China Initiating the Start of Regional Nets?

Tue Mar 07 16:26:12 -0800 2006
manage

With China much in the news last week over their plan to start using Chinese character top level domain suffixes, some are wondering if this is the start of a fragmentation of the internet. With the additional threat of the telcos' "two tiered pricing" schemes, mega mergers, battles over bandwith, and increased calls from governments for more censorship and elimination of privacy, what IS the future of the net, are the wild wild west days nearly over?

China Initiating the Start of Regional Nets?
Tue Mar 07 19:55:34 -0800 2006
manage
If anything, China's decision seems like the start of a new round of wild wild west days -- the disintegration of a single central point of control.

But this makes perfect sense if you think of it from the point of view of a native Chinese speaker. Or rather, think of it the other way around: say the Chinese had invented the domain name system and all the existing domains were Chinese characters. There wouldn't be that many, so you could probably learn them without a huge effort -- but it would still be foreign to you. In that situation a lot of Internet users would probably welcome a bunch of new Western-character top-level domain names.
China Initiating the Start of Regional Nets?
Wed Mar 08 06:32:05 -0800 2006
manage
There wouldn't be that many, so you could probably learn them without a huge effort -- but it would still be foreign to you.

Foreign-language TLDs are hardly an obstacle.

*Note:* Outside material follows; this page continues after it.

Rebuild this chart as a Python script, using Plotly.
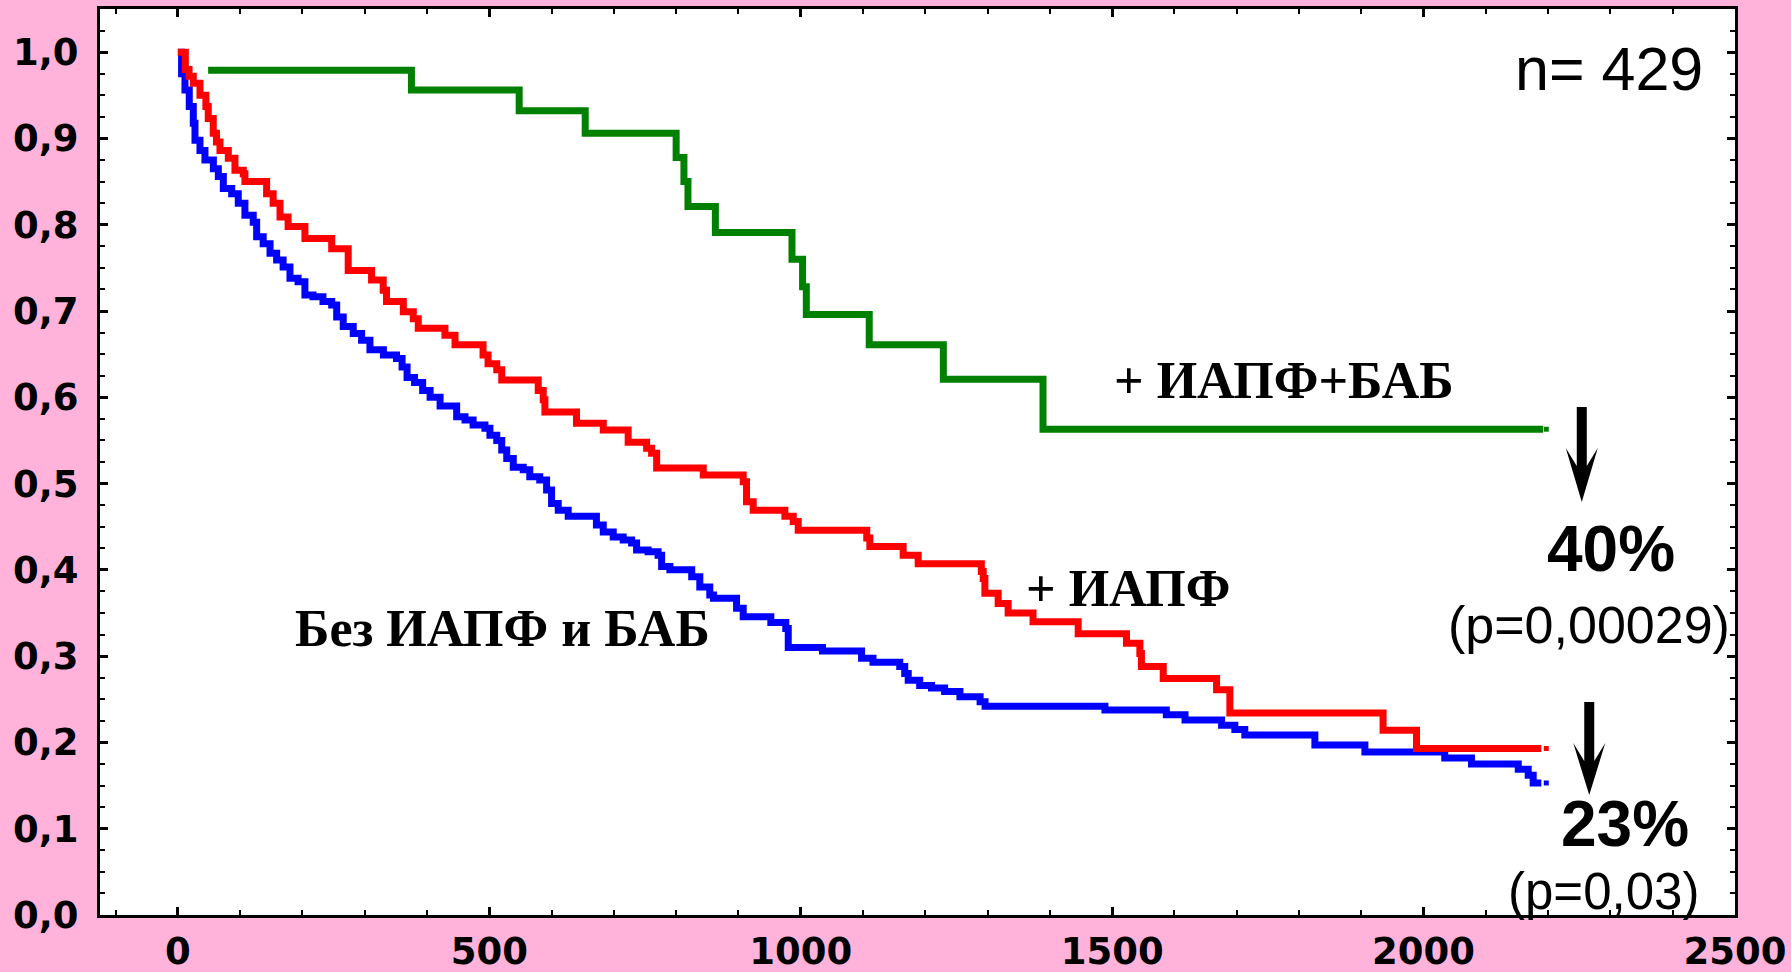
import plotly.graph_objects as go

# ---- Kaplan-Meier curves (time in days, survival fraction) ----
blue_t = [0, 6, 11.4, 18.3, 24.8, 27.5, 35.5, 43.5, 57, 65, 73, 86.4, 97, 107.7, 121, 126.5, 137, 148,
          158.6, 169, 180, 193, 204, 217, 233, 247, 255, 265.5, 281.6, 295, 308.4, 330, 351, 360, 368,
          380, 393, 405, 421, 447.6, 461, 474, 493, 501, 512, 520, 528, 538.5, 554.5, 565, 581, 592,
          600, 610.7, 626.7, 672, 683, 699, 715, 728.5, 736.5, 755, 771, 776.7, 790, 825, 838, 854,
          860, 897, 907.7, 952, 976, 980, 1035, 1097.7, 1116, 1159, 1167, 1172.6, 1191, 1210, 1231,
          1255.6, 1288, 1296, 1488.4, 1587, 1617, 1675.7, 1697, 1713, 1825.5, 1905.8, 2034, 2077,
          2152, 2168, 2176, 2189]
blue_s = [1.0, 0.975, 0.956, 0.937, 0.9175, 0.898, 0.886, 0.875, 0.865, 0.856, 0.842, 0.836, 0.825,
          0.811, 0.803, 0.786, 0.778, 0.767, 0.759, 0.751, 0.738, 0.734, 0.7185, 0.7166, 0.711, 0.707,
          0.693, 0.682, 0.674, 0.666, 0.655, 0.649, 0.645, 0.635, 0.623, 0.617, 0.608, 0.600, 0.590,
          0.5775, 0.5736, 0.568, 0.564, 0.556, 0.550, 0.539, 0.529, 0.519, 0.516, 0.508, 0.504, 0.4925,
          0.477, 0.469, 0.462, 0.452, 0.444, 0.438, 0.4346, 0.431, 0.423, 0.421, 0.417, 0.404, 0.400,
          0.392, 0.380, 0.371, 0.367, 0.3554, 0.3457, 0.339, 0.332, 0.310, 0.306, 0.2975, 0.293, 0.288,
          0.280, 0.272, 0.266, 0.263, 0.259, 0.253, 0.247, 0.242, 0.2376, 0.232, 0.226, 0.220, 0.215,
          0.2086, 0.197, 0.189, 0.182, 0.175, 0.169, 0.162, 0.153, 0.153]

red_t = [0, 12, 18, 24.8, 35.5, 45, 48.8, 56.8, 62, 67.6, 81, 91.7, 105, 107.7, 142.5, 153, 164, 177,
         204, 247, 273.5, 311, 329.7, 335, 362, 378, 386, 428.8, 445, 490, 498, 512, 520, 578.6, 586.6,
         589.3, 640, 683, 723, 752.6, 760.6, 768.7, 843.5, 907.7, 913, 923.7, 974.6, 988, 996, 1106,
         1111, 1164.5, 1188.6, 1290, 1293, 1295.7, 1317, 1333, 1373, 1445.5, 1523, 1544.5, 1547, 1582,
         1667.7, 1689, 1935, 1988.7, 2189]
red_s = [1.0, 0.98, 0.972, 0.964, 0.950, 0.937, 0.923, 0.906, 0.896, 0.886, 0.877, 0.863, 0.859, 0.850,
         0.836, 0.825, 0.809, 0.798, 0.784, 0.772, 0.747, 0.736, 0.724, 0.711, 0.699, 0.691, 0.680, 0.672,
         0.661, 0.649, 0.639, 0.632, 0.620, 0.608, 0.597, 0.583, 0.570, 0.562, 0.548, 0.541, 0.535, 0.518,
         0.510, 0.502, 0.479, 0.469, 0.462, 0.456, 0.446, 0.437, 0.427, 0.417, 0.407, 0.398, 0.390, 0.373,
         0.361, 0.350, 0.340, 0.326, 0.315, 0.303, 0.288, 0.274, 0.261, 0.234, 0.214, 0.193, 0.193]

green_t = [48.6, 375, 548, 654, 800, 812.5, 819, 863, 986, 1003, 1009, 1110, 1229, 1389, 2192]
green_s = [0.979, 0.956, 0.932, 0.906, 0.878, 0.850, 0.821, 0.791, 0.760, 0.728, 0.696, 0.661, 0.621,
           0.563, 0.563]

# last censored observations
censor_t = [2197, 2197, 2197]
censor_s = [0.153, 0.193, 0.563]
censor_colors = ["#0000FF", "#FF0000", "#008000"]

# ---- axis ticks ----
x_tick_vals = [0, 500, 1000, 1500, 2000, 2500]
x_tick_text = ["0", "500", "1000", "1500", "2000", "2500"]
y_tick_vals = [0.0, 0.1, 0.2, 0.3, 0.4, 0.5, 0.6, 0.7, 0.8, 0.9, 1.0]
y_tick_text = ["0,0", "0,1", "0,2", "0,3", "0,4", "0,5", "0,6", "0,7", "0,8", "0,9", "1,0"]

PINK = "#FFB3DA"
SANS = "Arial, Liberation Sans, sans-serif"
TICKFONT = "DejaVu Sans, Arial, sans-serif"
SERIF = "Times New Roman, Liberation Serif, serif"

fig = go.Figure()
for t, s, c in [(blue_t, blue_s, "#0000FF"), (red_t, red_s, "#FF0000"), (green_t, green_s, "#008000")]:
    fig.add_trace(go.Scatter(x=t, y=s, mode="lines", line=dict(color=c, width=7, shape="hv"),
                             showlegend=False, hoverinfo="skip"))
fig.add_trace(go.Scatter(x=censor_t, y=censor_s, mode="markers",
                         marker=dict(symbol="square", size=5, color=censor_colors, line=dict(width=0)),
                         showlegend=False, hoverinfo="skip"))

def ann(text, x, y, size, family, bold, xanchor="center"):
    fig.add_annotation(x=x, y=y, xref="x", yref="y", text=text, showarrow=False,
                       xanchor=xanchor, yanchor="middle",
                       font=dict(family=family, size=size, color="black",
                                 weight="bold" if bold else "normal"))

ann("n= 429", 2451.6, 0.981, 61, SANS, False, xanchor="right")
ann("+ ИАПФ+БАБ", 1776.6, 0.620, 52, SERIF, True)
ann("+ ИАПФ", 1526, 0.378, 52, SERIF, True)
ann("Без ИАПФ и БАБ", 521, 0.3326, 52, SERIF, True)
ann("40%", 2301.5, 0.424, 64, SANS, True)
ann("(p=0,00029)", 2265.4, 0.336, 52, SANS, False)
ann("23%", 2324, 0.106, 64, SANS, True)
ann("(p=0,03)", 2289.5, 0.0278, 51, SANS, False)

# arrows (pixel-sized polygons anchored at the tip)
def arrow(xa, ya, length, barb, notch, half_head, half_shaft):
    path = (f"M {-half_shaft},{length} L {half_shaft},{length} L {half_shaft},{notch} "
            f"L {half_head},{barb} L 0,0 L {-half_head},{barb} L {-half_shaft},{notch} Z")
    fig.add_shape(type="path", xref="x", yref="y", xsizemode="pixel", ysizemode="pixel",
                  xanchor=xa, yanchor=ya, path=path, fillcolor="black", line=dict(width=0))

arrow(2254, 0.4786, 95, 54, 36, 16, 5)
arrow(2266, 0.139, 93, 52, 34, 16, 5)

axis_common = dict(showline=True, linecolor="black", linewidth=3, mirror="ticks", showgrid=False,
                   zeroline=False, ticks="inside", ticklen=8, tickwidth=3, tickcolor="black",
                   automargin=False,
                   tickfont=dict(family=TICKFONT, size=37, color="black", weight="bold"))

fig.update_xaxes(range=[-125, 2500], tickmode="array", tickvals=x_tick_vals, ticktext=x_tick_text,
                 minor=dict(dtick=100, tick0=0, ticks="inside", ticklen=5, tickwidth=2, tickcolor="black"),
                 ticklabelstandoff=2, **axis_common)
fig.update_yaxes(range=[0, 1.05], tickmode="array", tickvals=y_tick_vals, ticktext=y_tick_text,
                 minor=dict(dtick=0.025, tick0=0, ticks="inside", ticklen=5, tickwidth=2, tickcolor="black"),
                 ticklabelstandoff=11, **axis_common)

fig.update_layout(width=1791, height=972, margin=dict(l=100, r=56, t=9, b=57, pad=0),
                  paper_bgcolor=PINK, plot_bgcolor="white", showlegend=False)

fig.write_html("out.html")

Many (English) browsers just assume ".com" and will take you to "http://www.word.com" if you just type "word". A Chinese language browser could easliy do the same without changing the actual domain system And in any case, even using Chinese Windows you need to be able to handle quite a lot of written English.

As the BBC says, the motive is more likely to allow Beijing to exercise control over what Chinese can see or do on the Internet; with control of the domain system they can limit it as they wish.